TASK STATEMENT
Only the lines from the line containing "Clone this chart in Plotly.js." to the line containing "const xTicks = [10, 12, 14, 16, 18, 20];", with both of those lines, are to be repeated exactly. Leave the images out.

::: INFORMATION SHOWN :::

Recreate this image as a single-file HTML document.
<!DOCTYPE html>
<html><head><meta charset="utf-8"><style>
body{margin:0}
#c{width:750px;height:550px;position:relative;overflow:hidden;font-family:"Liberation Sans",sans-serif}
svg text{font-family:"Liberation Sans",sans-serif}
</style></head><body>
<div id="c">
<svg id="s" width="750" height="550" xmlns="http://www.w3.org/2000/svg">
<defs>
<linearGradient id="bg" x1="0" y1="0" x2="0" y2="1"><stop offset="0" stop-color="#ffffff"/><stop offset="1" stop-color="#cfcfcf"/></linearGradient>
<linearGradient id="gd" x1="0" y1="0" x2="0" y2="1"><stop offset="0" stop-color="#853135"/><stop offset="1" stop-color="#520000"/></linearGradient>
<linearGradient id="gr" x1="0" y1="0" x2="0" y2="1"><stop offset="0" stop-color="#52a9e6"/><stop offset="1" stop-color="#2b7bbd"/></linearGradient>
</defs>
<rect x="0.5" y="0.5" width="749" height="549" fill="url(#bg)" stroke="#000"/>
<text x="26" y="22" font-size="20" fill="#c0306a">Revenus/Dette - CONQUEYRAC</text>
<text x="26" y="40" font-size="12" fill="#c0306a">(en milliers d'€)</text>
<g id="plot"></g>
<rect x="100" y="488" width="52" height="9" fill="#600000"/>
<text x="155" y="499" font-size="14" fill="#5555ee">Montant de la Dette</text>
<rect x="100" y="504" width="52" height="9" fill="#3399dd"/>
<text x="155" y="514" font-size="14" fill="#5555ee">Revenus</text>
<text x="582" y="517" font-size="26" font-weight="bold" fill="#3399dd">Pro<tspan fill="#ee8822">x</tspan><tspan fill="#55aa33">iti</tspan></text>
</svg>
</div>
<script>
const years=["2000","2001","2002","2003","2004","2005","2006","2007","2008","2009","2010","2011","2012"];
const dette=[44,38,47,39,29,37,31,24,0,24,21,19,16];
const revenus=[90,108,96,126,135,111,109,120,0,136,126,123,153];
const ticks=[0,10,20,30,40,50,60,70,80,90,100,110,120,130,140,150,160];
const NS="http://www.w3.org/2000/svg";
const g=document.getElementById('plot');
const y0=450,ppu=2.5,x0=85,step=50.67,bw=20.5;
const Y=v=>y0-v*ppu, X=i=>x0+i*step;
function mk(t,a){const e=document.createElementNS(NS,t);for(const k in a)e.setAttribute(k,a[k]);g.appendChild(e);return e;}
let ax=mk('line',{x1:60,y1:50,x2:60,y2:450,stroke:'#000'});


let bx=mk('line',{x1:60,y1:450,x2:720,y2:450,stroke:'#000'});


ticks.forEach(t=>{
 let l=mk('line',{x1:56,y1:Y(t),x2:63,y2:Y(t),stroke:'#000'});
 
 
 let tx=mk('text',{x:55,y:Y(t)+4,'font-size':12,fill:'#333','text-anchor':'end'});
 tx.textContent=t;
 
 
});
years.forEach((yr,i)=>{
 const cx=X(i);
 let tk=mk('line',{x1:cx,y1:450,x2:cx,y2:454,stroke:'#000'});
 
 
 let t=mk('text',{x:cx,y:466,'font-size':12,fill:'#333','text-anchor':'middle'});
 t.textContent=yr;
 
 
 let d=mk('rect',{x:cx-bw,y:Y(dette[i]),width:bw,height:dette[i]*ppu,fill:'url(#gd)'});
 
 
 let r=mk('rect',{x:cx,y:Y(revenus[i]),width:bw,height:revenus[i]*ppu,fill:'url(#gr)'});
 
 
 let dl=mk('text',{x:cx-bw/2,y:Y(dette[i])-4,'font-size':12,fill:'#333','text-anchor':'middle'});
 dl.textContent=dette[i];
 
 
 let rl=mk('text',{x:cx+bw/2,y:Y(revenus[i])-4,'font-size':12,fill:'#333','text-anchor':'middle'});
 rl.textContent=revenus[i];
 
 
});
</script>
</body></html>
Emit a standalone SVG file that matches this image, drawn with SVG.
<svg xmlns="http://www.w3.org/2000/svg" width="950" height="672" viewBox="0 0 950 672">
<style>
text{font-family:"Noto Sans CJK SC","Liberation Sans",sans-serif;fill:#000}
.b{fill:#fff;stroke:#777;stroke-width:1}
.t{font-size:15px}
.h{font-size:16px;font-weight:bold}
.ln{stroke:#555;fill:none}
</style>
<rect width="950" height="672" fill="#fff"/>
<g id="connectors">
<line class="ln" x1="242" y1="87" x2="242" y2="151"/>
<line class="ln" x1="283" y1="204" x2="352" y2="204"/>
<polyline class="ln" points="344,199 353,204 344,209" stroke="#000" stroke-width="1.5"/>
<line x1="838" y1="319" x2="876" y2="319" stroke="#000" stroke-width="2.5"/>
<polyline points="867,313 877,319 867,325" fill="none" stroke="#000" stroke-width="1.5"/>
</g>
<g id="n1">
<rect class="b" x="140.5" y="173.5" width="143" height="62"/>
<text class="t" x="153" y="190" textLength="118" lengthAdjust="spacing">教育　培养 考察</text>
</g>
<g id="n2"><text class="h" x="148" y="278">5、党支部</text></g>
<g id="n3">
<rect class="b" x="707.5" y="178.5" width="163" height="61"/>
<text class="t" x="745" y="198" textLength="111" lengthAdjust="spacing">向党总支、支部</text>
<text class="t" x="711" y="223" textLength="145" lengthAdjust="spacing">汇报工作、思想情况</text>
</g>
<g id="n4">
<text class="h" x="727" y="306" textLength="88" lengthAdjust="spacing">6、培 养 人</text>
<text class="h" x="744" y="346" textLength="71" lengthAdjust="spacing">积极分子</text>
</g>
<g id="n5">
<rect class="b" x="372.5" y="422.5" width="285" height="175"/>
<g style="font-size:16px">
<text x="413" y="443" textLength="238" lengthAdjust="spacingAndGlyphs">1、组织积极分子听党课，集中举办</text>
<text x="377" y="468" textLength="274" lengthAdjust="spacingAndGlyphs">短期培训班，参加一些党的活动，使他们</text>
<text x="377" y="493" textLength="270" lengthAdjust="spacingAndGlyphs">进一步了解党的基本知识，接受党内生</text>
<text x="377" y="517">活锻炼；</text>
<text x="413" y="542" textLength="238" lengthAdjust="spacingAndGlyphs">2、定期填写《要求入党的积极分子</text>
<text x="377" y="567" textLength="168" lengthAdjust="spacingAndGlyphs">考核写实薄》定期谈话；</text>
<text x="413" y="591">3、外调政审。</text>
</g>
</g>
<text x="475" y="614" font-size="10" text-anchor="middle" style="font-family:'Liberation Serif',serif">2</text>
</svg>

:::
::: INFORMATION SHOWN :::

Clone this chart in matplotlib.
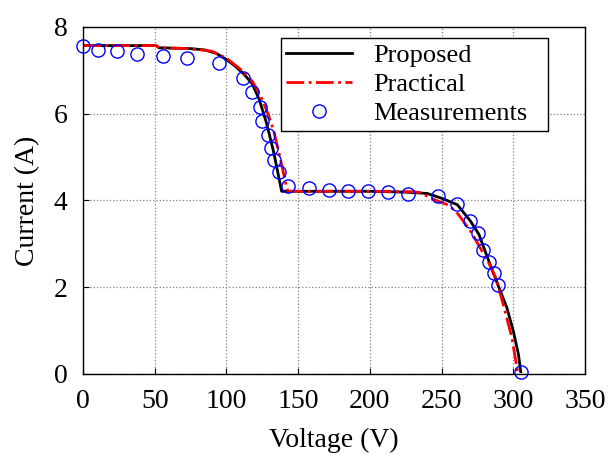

:::
::: INFORMATION SHOWN :::

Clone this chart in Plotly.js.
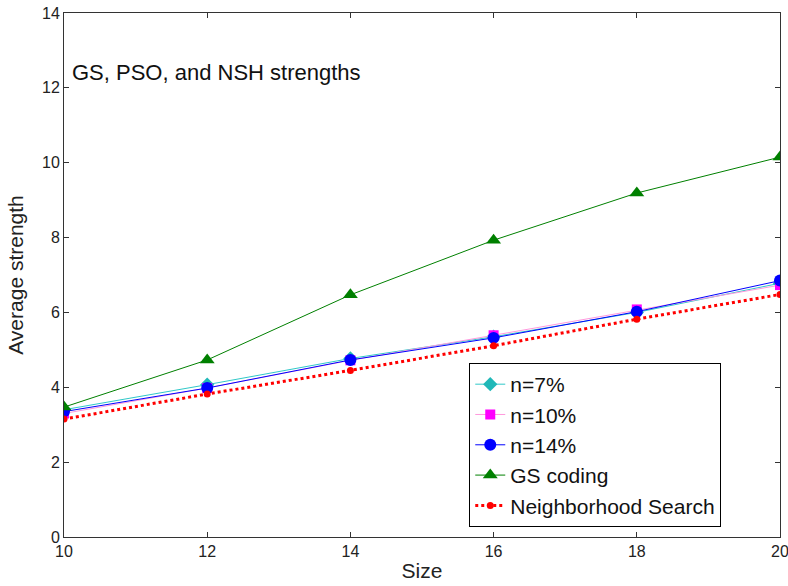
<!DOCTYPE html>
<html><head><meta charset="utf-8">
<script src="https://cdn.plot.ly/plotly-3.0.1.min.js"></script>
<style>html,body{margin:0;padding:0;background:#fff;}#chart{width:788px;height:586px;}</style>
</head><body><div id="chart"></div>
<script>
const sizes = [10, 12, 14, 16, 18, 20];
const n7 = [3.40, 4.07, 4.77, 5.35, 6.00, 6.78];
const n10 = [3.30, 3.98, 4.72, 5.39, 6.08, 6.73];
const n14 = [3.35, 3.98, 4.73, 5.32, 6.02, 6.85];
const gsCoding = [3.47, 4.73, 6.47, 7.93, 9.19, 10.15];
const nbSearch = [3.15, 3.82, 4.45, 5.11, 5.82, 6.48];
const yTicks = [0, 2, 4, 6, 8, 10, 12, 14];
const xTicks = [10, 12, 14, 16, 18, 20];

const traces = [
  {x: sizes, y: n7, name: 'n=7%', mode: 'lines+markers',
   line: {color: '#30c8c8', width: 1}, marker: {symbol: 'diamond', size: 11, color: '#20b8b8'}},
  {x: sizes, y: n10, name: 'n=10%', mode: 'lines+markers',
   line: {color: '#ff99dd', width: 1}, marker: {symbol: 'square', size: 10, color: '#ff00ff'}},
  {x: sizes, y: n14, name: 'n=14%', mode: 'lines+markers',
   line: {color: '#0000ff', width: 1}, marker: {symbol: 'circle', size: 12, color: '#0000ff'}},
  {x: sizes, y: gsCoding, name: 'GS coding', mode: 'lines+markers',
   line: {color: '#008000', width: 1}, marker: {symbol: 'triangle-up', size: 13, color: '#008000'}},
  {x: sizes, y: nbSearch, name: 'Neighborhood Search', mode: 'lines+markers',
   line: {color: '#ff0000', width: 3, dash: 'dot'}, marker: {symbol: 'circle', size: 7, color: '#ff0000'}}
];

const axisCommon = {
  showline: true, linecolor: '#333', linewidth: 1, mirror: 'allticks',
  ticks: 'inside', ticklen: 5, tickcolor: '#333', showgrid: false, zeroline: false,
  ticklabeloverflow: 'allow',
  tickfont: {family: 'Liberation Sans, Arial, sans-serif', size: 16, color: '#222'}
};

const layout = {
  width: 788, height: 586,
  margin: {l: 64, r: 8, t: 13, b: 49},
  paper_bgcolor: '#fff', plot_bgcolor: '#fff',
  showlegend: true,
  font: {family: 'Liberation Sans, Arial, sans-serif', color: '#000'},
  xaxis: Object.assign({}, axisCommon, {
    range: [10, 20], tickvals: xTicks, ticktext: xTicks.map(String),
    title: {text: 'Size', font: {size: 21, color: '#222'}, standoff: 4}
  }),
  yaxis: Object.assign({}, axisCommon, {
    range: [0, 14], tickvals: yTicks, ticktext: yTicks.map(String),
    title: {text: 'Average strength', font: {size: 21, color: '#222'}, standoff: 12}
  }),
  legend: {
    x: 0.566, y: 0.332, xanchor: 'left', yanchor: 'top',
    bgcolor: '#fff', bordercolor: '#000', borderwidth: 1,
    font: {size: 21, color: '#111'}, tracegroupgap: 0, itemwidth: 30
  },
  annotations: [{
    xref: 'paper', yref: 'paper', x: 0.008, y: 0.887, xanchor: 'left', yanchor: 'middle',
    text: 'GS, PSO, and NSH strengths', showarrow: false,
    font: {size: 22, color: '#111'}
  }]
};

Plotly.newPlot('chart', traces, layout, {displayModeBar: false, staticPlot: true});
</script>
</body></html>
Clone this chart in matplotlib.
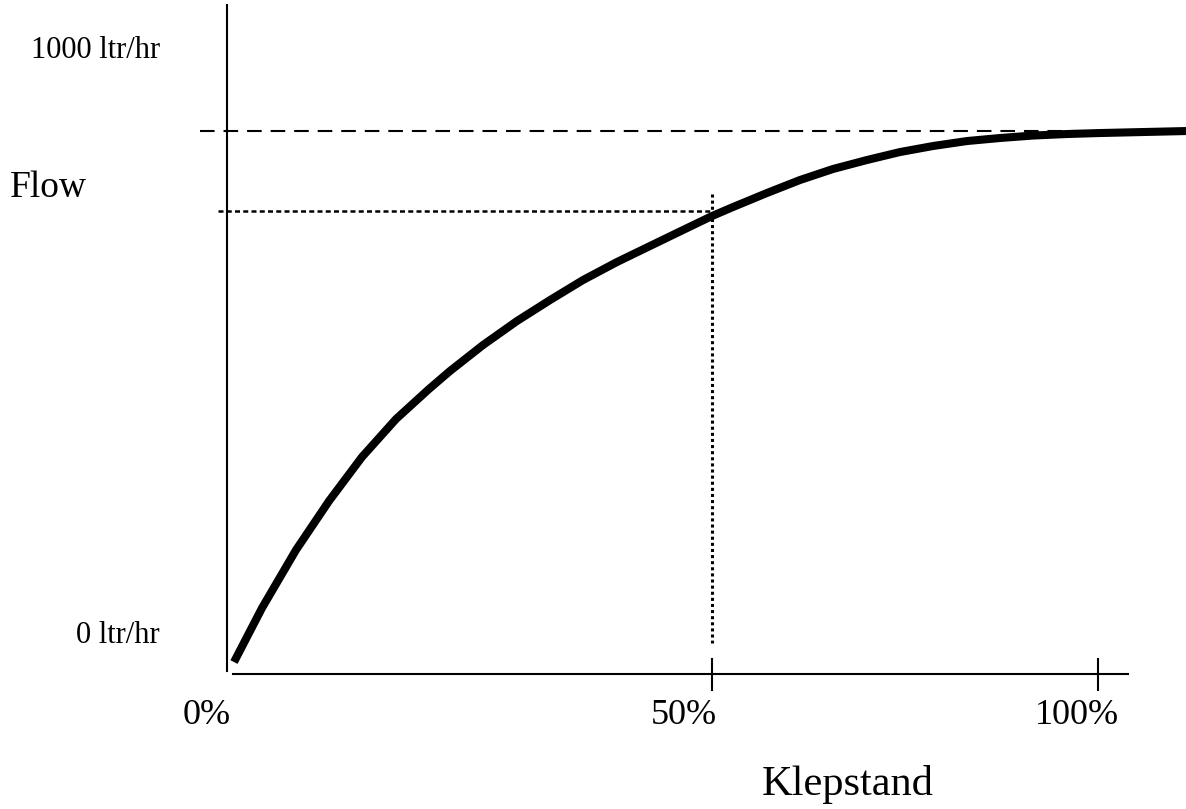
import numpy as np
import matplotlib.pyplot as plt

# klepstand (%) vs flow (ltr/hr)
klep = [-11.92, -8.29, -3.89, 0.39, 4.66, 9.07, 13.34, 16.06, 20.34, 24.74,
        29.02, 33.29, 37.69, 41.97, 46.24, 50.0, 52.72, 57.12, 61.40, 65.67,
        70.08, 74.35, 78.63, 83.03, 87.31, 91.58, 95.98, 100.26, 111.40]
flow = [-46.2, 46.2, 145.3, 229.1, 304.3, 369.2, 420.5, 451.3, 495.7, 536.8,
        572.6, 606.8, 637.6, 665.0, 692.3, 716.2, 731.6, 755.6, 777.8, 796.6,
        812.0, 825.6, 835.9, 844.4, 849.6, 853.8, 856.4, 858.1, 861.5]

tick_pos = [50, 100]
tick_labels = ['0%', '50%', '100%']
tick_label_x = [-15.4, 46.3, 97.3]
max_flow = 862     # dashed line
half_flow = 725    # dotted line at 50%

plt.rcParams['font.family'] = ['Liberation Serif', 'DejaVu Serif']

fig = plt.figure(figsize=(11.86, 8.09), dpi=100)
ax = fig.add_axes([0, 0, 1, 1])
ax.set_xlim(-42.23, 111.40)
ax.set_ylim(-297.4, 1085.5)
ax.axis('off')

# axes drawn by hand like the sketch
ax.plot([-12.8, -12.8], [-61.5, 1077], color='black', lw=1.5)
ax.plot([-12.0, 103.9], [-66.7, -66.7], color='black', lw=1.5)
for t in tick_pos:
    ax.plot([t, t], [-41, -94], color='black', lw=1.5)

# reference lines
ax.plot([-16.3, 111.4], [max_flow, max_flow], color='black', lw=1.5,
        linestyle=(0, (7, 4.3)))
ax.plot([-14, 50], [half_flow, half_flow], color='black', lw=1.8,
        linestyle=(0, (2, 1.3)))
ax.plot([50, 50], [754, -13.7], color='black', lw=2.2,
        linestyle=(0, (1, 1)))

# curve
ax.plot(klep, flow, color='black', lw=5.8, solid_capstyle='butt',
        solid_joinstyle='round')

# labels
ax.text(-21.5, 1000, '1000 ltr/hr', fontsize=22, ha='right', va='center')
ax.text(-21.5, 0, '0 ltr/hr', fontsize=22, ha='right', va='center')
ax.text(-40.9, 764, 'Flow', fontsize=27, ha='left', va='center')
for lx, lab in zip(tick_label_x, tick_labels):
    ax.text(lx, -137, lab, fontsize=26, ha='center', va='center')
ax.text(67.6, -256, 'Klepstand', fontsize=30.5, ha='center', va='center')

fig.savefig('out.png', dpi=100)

:::

FINAL RESULT
Clone this chart in Plotly.js.
<!DOCTYPE html>
<html><head><meta charset="utf-8">
<script src="https://cdn.plot.ly/plotly-3.0.1.min.js"></script>
<style>html,body{margin:0;padding:0;background:#fff;}#chart{width:788px;height:586px;}</style>
</head><body><div id="chart"></div>
<script>
const sizes = [10, 12, 14, 16, 18, 20];
const n7 = [3.40, 4.07, 4.77, 5.35, 6.00, 6.78];
const n10 = [3.30, 3.98, 4.72, 5.39, 6.08, 6.73];
const n14 = [3.35, 3.98, 4.73, 5.32, 6.02, 6.85];
const gsCoding = [3.47, 4.73, 6.47, 7.93, 9.19, 10.15];
const nbSearch = [3.15, 3.82, 4.45, 5.11, 5.82, 6.48];
const yTicks = [0, 2, 4, 6, 8, 10, 12, 14];
const xTicks = [10, 12, 14, 16, 18, 20];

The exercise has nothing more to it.